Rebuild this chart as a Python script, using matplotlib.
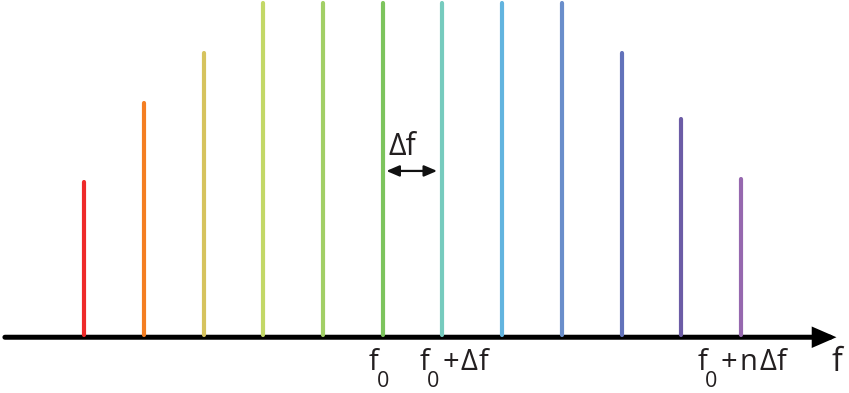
import numpy as np
import matplotlib
matplotlib.use("Agg")
import matplotlib.pyplot as plt
from matplotlib.patches import FancyArrowPatch

plt.rcParams["font.family"] = ["Open Sans", "DejaVu Sans"]

# comb lines: relative amplitude and colour for each index
amplitudes = [0.46, 0.70, 0.85, 1.0, 1.0, 1.0, 1.0, 1.0, 1.0, 0.85, 0.65, 0.47]
colors = ["#EE2A2A", "#F47E22", "#D6C35E", "#C3D867", "#A2CF66", "#7DC45D",
          "#76CBBE", "#62B4DF", "#6A8ECB", "#6272BA", "#6C5CA6", "#9668AF"]
# axis labels, split into glyph runs: f, subscript 0, then the rest
labels = [["f", "0"], ["f", "0", "+", "Δ", "f"], ["f", "0", "+", "n", "Δ", "f"]]
label_idx = [5, 6, 11]

idx = np.arange(len(amplitudes))
TXT = "#231F20"
MAIN, SUB, DROP = 21, 15.5, -12.5
GAPS = {"0": -1.5, "+": 2.5, "Δ": 1.2, "n": 1.5, "f": 0.8}

fig = plt.figure(figsize=(8.49, 3.93), dpi=100)
ax = fig.add_axes([0, 0, 1, 1])
ax.set_xlim(-1.412, 12.81)
ax.set_ylim(-0.175, 1.009)
ax.axis("off")

for i, a, c in zip(idx, amplitudes, colors):
    ax.plot([i, i], [0, a], color=c, lw=3, solid_capstyle="round")

# frequency axis
ax.add_patch(FancyArrowPatch((-1.33, -0.007), (12.6, -0.007),
                             arrowstyle="-|>,head_length=1.15,head_width=0.5",
                             mutation_scale=10, lw=3.6, color="black",
                             shrinkA=0, shrinkB=0, joinstyle="miter"))

# spacing arrow
ax.add_patch(FancyArrowPatch((5.06, 0.494), (5.91, 0.494),
                             arrowstyle="<|-|>,head_length=0.7,head_width=0.3",
                             mutation_scale=11, lw=1.6, color="#111111",
                             shrinkA=0, shrinkB=0))
ax.text(5.1, 0.542, "Δf", fontsize=22, ha="left", va="baseline", color=TXT)


def put_label(x, y, parts):
    t = ax.text(x, y, parts[0], fontsize=MAIN, ha="left", va="baseline", color=TXT)
    for s in parts[1:]:
        size, dy = (SUB, DROP) if s == "0" else (MAIN, 0)
        t = ax.annotate(s, xy=(1, y), xycoords=(t, "data"), xytext=(GAPS[s], dy),
                        textcoords="offset points", fontsize=size,
                        ha="left", va="baseline", color=TXT)


offsets = [-0.23, -0.39, -0.73]
for i, lab, dx in zip(label_idx, labels, offsets):
    put_label(i + dx, -0.105, lab)

ax.text(12.61, -0.108, "f", fontsize=23, ha="center", va="baseline", color=TXT)

fig.savefig("out.png", dpi=100)
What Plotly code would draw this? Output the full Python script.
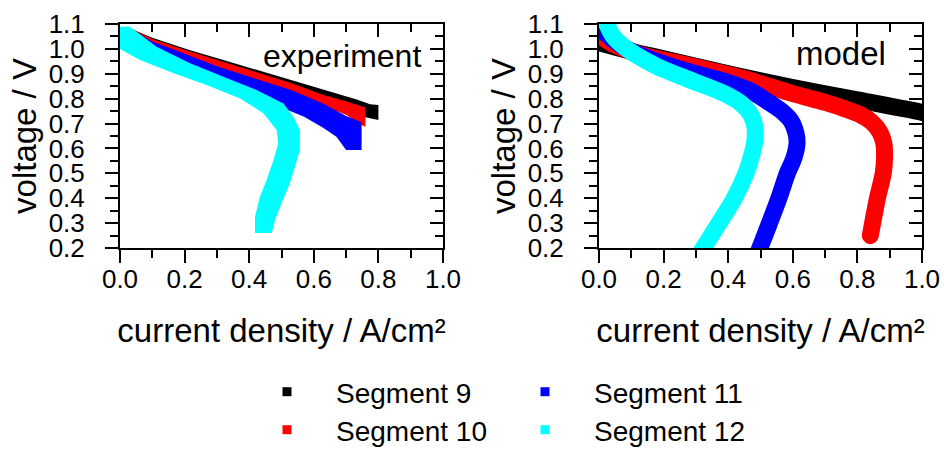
------------------------------
**The request:**
In the copy, include no pictures; restate the listing above exactly.

**Written response:**
Rebuild this chart as a Python script, using matplotlib.
import numpy as np
import matplotlib
matplotlib.use("Agg")
import matplotlib.pyplot as plt
from matplotlib.patches import FancyArrowPatch

plt.rcParams["font.family"] = ["Open Sans", "DejaVu Sans"]

# comb lines: relative amplitude and colour for each index
amplitudes = [0.46, 0.70, 0.85, 1.0, 1.0, 1.0, 1.0, 1.0, 1.0, 0.85, 0.65, 0.47]
colors = ["#EE2A2A", "#F47E22", "#D6C35E", "#C3D867", "#A2CF66", "#7DC45D",
          "#76CBBE", "#62B4DF", "#6A8ECB", "#6272BA", "#6C5CA6", "#9668AF"]
# axis labels, split into glyph runs: f, subscript 0, then the rest
labels = [["f", "0"], ["f", "0", "+", "Δ", "f"], ["f", "0", "+", "n", "Δ", "f"]]
label_idx = [5, 6, 11]

idx = np.arange(len(amplitudes))
TXT = "#231F20"
MAIN, SUB, DROP = 21, 15.5, -12.5
GAPS = {"0": -1.5, "+": 2.5, "Δ": 1.2, "n": 1.5, "f": 0.8}

fig = plt.figure(figsize=(8.49, 3.93), dpi=100)
ax = fig.add_axes([0, 0, 1, 1])
ax.set_xlim(-1.412, 12.81)
ax.set_ylim(-0.175, 1.009)
ax.axis("off")

for i, a, c in zip(idx, amplitudes, colors):
    ax.plot([i, i], [0, a], color=c, lw=3, solid_capstyle="round")

# frequency axis
ax.add_patch(FancyArrowPatch((-1.33, -0.007), (12.6, -0.007),
                             arrowstyle="-|>,head_length=1.15,head_width=0.5",
                             mutation_scale=10, lw=3.6, color="black",
                             shrinkA=0, shrinkB=0, joinstyle="miter"))

# spacing arrow
ax.add_patch(FancyArrowPatch((5.06, 0.494), (5.91, 0.494),
                             arrowstyle="<|-|>,head_length=0.7,head_width=0.3",
                             mutation_scale=11, lw=1.6, color="#111111",
                             shrinkA=0, shrinkB=0))
ax.text(5.1, 0.542, "Δf", fontsize=22, ha="left", va="baseline", color=TXT)


def put_label(x, y, parts):
    t = ax.text(x, y, parts[0], fontsize=MAIN, ha="left", va="baseline", color=TXT)
    for s in parts[1:]:
        size, dy = (SUB, DROP) if s == "0" else (MAIN, 0)
        t = ax.annotate(s, xy=(1, y), xycoords=(t, "data"), xytext=(GAPS[s], dy),
                        textcoords="offset points", fontsize=size,
                        ha="left", va="baseline", color=TXT)


offsets = [-0.23, -0.39, -0.73]
for i, lab, dx in zip(label_idx, labels, offsets):
    put_label(i + dx, -0.105, lab)

ax.text(12.61, -0.108, "f", fontsize=23, ha="center", va="baseline", color=TXT)

fig.savefig("out.png", dpi=100)
What Plotly code would draw this? Output the full Python script.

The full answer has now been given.